* Problem to solve *
Would you write out the listing verbatim and skip every picture in it?

* Given data *

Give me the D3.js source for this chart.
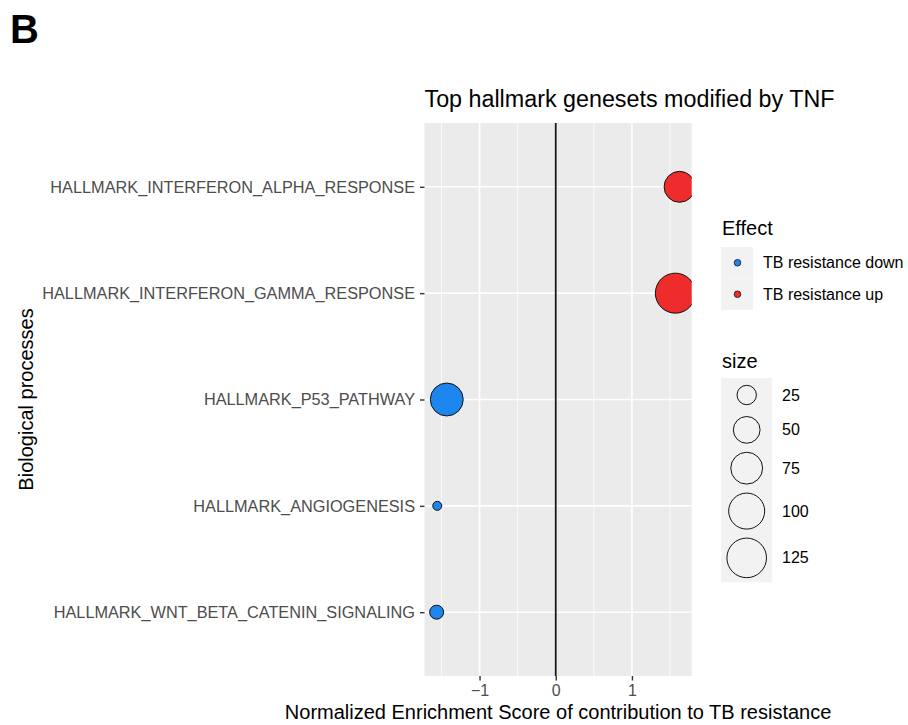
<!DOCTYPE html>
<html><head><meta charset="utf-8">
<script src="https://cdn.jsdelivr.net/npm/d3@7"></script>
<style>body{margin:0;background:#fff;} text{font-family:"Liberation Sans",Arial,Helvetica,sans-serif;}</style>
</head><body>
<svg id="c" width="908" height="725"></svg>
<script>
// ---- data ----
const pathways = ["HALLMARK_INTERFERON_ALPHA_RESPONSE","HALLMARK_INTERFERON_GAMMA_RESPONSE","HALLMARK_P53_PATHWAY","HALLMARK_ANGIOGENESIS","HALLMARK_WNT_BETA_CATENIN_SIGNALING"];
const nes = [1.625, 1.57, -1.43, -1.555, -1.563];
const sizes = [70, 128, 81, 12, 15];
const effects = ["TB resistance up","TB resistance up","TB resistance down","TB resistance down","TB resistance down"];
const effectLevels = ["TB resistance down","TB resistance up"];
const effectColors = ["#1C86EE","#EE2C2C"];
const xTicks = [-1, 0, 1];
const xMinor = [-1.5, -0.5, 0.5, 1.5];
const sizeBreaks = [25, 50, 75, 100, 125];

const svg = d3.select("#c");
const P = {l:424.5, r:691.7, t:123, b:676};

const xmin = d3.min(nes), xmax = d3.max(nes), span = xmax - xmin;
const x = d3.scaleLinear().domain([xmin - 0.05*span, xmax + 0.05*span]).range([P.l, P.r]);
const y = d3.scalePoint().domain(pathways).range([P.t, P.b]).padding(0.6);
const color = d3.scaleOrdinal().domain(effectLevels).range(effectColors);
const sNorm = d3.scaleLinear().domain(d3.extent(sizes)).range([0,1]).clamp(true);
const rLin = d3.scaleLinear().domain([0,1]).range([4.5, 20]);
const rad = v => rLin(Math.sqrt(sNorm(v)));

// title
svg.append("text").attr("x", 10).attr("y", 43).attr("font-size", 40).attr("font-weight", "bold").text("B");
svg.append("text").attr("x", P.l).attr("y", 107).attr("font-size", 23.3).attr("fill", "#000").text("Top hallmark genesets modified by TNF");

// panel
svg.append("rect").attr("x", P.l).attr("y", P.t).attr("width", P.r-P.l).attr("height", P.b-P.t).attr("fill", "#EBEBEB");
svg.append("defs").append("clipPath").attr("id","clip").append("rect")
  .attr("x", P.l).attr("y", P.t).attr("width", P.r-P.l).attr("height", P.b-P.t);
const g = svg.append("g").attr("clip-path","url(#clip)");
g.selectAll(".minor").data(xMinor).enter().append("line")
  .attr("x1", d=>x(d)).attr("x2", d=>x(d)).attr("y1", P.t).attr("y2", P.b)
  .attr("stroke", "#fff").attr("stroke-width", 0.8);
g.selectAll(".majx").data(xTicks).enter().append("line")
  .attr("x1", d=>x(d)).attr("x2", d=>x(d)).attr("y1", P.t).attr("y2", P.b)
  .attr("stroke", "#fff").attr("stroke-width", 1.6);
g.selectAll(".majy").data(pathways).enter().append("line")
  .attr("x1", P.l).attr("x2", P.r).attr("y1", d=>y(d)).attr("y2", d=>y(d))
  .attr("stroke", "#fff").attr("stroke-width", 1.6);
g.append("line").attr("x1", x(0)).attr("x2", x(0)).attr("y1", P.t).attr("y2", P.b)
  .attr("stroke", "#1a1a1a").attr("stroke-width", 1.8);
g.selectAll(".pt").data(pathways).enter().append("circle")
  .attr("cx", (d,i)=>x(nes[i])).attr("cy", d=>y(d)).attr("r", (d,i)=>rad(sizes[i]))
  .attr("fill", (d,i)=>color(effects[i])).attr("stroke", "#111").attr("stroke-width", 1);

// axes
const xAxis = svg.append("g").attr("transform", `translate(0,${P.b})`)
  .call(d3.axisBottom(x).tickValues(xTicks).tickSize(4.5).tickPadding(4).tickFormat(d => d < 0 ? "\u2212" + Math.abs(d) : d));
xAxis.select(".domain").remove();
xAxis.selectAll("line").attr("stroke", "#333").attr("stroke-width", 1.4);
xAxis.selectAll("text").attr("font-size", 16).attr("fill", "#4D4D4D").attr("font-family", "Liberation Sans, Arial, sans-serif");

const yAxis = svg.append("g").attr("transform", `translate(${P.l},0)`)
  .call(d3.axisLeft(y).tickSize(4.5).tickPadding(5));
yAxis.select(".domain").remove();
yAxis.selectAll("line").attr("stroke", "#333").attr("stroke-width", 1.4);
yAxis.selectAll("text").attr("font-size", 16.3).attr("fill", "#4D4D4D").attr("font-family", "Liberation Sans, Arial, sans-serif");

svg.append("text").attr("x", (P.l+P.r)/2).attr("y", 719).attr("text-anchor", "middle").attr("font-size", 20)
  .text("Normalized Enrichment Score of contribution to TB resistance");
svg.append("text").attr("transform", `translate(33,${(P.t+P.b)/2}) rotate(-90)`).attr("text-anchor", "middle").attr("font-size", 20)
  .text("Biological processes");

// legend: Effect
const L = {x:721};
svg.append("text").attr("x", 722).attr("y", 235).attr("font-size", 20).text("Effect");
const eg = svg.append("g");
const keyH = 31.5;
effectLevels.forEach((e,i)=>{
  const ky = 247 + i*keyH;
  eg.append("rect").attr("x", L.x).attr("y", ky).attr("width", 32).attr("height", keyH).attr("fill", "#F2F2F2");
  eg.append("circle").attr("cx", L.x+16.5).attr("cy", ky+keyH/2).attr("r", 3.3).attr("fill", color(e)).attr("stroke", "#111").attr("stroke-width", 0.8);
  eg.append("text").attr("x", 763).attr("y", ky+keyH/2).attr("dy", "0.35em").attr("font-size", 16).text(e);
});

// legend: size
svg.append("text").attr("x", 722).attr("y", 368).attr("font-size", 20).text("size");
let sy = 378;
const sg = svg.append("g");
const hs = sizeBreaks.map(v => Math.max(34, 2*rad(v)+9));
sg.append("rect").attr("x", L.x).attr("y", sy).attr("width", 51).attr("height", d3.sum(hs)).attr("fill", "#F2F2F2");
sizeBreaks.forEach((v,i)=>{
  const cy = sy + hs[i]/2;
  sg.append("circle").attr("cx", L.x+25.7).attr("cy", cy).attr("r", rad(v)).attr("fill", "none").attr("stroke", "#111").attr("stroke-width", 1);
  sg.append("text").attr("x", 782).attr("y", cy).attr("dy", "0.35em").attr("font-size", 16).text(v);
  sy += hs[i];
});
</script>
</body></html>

* Output of the exercise *
Give me the D3.js source for this chart.
<!DOCTYPE html>
<html><head><meta charset="utf-8">
<script src="https://cdn.jsdelivr.net/npm/d3@7"></script>
<style>body{margin:0;background:#fff;} text{font-family:"Liberation Sans",Arial,Helvetica,sans-serif;}</style>
</head><body>
<svg id="c" width="908" height="725"></svg>
<script>
// ---- data ----
const pathways = ["HALLMARK_INTERFERON_ALPHA_RESPONSE","HALLMARK_INTERFERON_GAMMA_RESPONSE","HALLMARK_P53_PATHWAY","HALLMARK_ANGIOGENESIS","HALLMARK_WNT_BETA_CATENIN_SIGNALING"];
const nes = [1.625, 1.57, -1.43, -1.555, -1.563];
const sizes = [70, 128, 81, 12, 15];
const effects = ["TB resistance up","TB resistance up","TB resistance down","TB resistance down","TB resistance down"];
const effectLevels = ["TB resistance down","TB resistance up"];
const effectColors = ["#1C86EE","#EE2C2C"];
const xTicks = [-1, 0, 1];
const xMinor = [-1.5, -0.5, 0.5, 1.5];
const sizeBreaks = [25, 50, 75, 100, 125];

const svg = d3.select("#c");
const P = {l:424.5, r:691.7, t:123, b:676};

const xmin = d3.min(nes), xmax = d3.max(nes), span = xmax - xmin;
const x = d3.scaleLinear().domain([xmin - 0.05*span, xmax + 0.05*span]).range([P.l, P.r]);
const y = d3.scalePoint().domain(pathways).range([P.t, P.b]).padding(0.6);
const color = d3.scaleOrdinal().domain(effectLevels).range(effectColors);
const sNorm = d3.scaleLinear().domain(d3.extent(sizes)).range([0,1]).clamp(true);
const rLin = d3.scaleLinear().domain([0,1]).range([4.5, 20]);
const rad = v => rLin(Math.sqrt(sNorm(v)));

// title
svg.append("text").attr("x", 10).attr("y", 43).attr("font-size", 40).attr("font-weight", "bold").text("B");
svg.append("text").attr("x", P.l).attr("y", 107).attr("font-size", 23.3).attr("fill", "#000").text("Top hallmark genesets modified by TNF");

// panel
svg.append("rect").attr("x", P.l).attr("y", P.t).attr("width", P.r-P.l).attr("height", P.b-P.t).attr("fill", "#EBEBEB");
svg.append("defs").append("clipPath").attr("id","clip").append("rect")
  .attr("x", P.l).attr("y", P.t).attr("width", P.r-P.l).attr("height", P.b-P.t);
const g = svg.append("g").attr("clip-path","url(#clip)");
g.selectAll(".minor").data(xMinor).enter().append("line")
  .attr("x1", d=>x(d)).attr("x2", d=>x(d)).attr("y1", P.t).attr("y2", P.b)
  .attr("stroke", "#fff").attr("stroke-width", 0.8);
g.selectAll(".majx").data(xTicks).enter().append("line")
  .attr("x1", d=>x(d)).attr("x2", d=>x(d)).attr("y1", P.t).attr("y2", P.b)
  .attr("stroke", "#fff").attr("stroke-width", 1.6);
g.selectAll(".majy").data(pathways).enter().append("line")
  .attr("x1", P.l).attr("x2", P.r).attr("y1", d=>y(d)).attr("y2", d=>y(d))
  .attr("stroke", "#fff").attr("stroke-width", 1.6);
g.append("line").attr("x1", x(0)).attr("x2", x(0)).attr("y1", P.t).attr("y2", P.b)
  .attr("stroke", "#1a1a1a").attr("stroke-width", 1.8);
g.selectAll(".pt").data(pathways).enter().append("circle")
  .attr("cx", (d,i)=>x(nes[i])).attr("cy", d=>y(d)).attr("r", (d,i)=>rad(sizes[i]))
  .attr("fill", (d,i)=>color(effects[i])).attr("stroke", "#111").attr("stroke-width", 1);

// axes
const xAxis = svg.append("g").attr("transform", `translate(0,${P.b})`)
  .call(d3.axisBottom(x).tickValues(xTicks).tickSize(4.5).tickPadding(4).tickFormat(d => d < 0 ? "\u2212" + Math.abs(d) : d));
xAxis.select(".domain").remove();
xAxis.selectAll("line").attr("stroke", "#333").attr("stroke-width", 1.4);
xAxis.selectAll("text").attr("font-size", 16).attr("fill", "#4D4D4D").attr("font-family", "Liberation Sans, Arial, sans-serif");

const yAxis = svg.append("g").attr("transform", `translate(${P.l},0)`)
  .call(d3.axisLeft(y).tickSize(4.5).tickPadding(5));
yAxis.select(".domain").remove();
yAxis.selectAll("line").attr("stroke", "#333").attr("stroke-width", 1.4);
yAxis.selectAll("text").attr("font-size", 16.3).attr("fill", "#4D4D4D").attr("font-family", "Liberation Sans, Arial, sans-serif");

svg.append("text").attr("x", (P.l+P.r)/2).attr("y", 719).attr("text-anchor", "middle").attr("font-size", 20)
  .text("Normalized Enrichment Score of contribution to TB resistance");
svg.append("text").attr("transform", `translate(33,${(P.t+P.b)/2}) rotate(-90)`).attr("text-anchor", "middle").attr("font-size", 20)
  .text("Biological processes");

// legend: Effect
const L = {x:721};
svg.append("text").attr("x", 722).attr("y", 235).attr("font-size", 20).text("Effect");
const eg = svg.append("g");
const keyH = 31.5;
effectLevels.forEach((e,i)=>{
  const ky = 247 + i*keyH;
  eg.append("rect").attr("x", L.x).attr("y", ky).attr("width", 32).attr("height", keyH).attr("fill", "#F2F2F2");
  eg.append("circle").attr("cx", L.x+16.5).attr("cy", ky+keyH/2).attr("r", 3.3).attr("fill", color(e)).attr("stroke", "#111").attr("stroke-width", 0.8);
  eg.append("text").attr("x", 763).attr("y", ky+keyH/2).attr("dy", "0.35em").attr("font-size", 16).text(e);
});

// legend: size
svg.append("text").attr("x", 722).attr("y", 368).attr("font-size", 20).text("size");
let sy = 378;
const sg = svg.append("g");
const hs = sizeBreaks.map(v => Math.max(34, 2*rad(v)+9));
sg.append("rect").attr("x", L.x).attr("y", sy).attr("width", 51).attr("height", d3.sum(hs)).attr("fill", "#F2F2F2");
sizeBreaks.forEach((v,i)=>{
  const cy = sy + hs[i]/2;
  sg.append("circle").attr("cx", L.x+25.7).attr("cy", cy).attr("r", rad(v)).attr("fill", "none").attr("stroke", "#111").attr("stroke-width", 1);
  sg.append("text").attr("x", 782).attr("y", cy).attr("dy", "0.35em").attr("font-size", 16).text(v);
  sy += hs[i];
});
</script>
</body></html>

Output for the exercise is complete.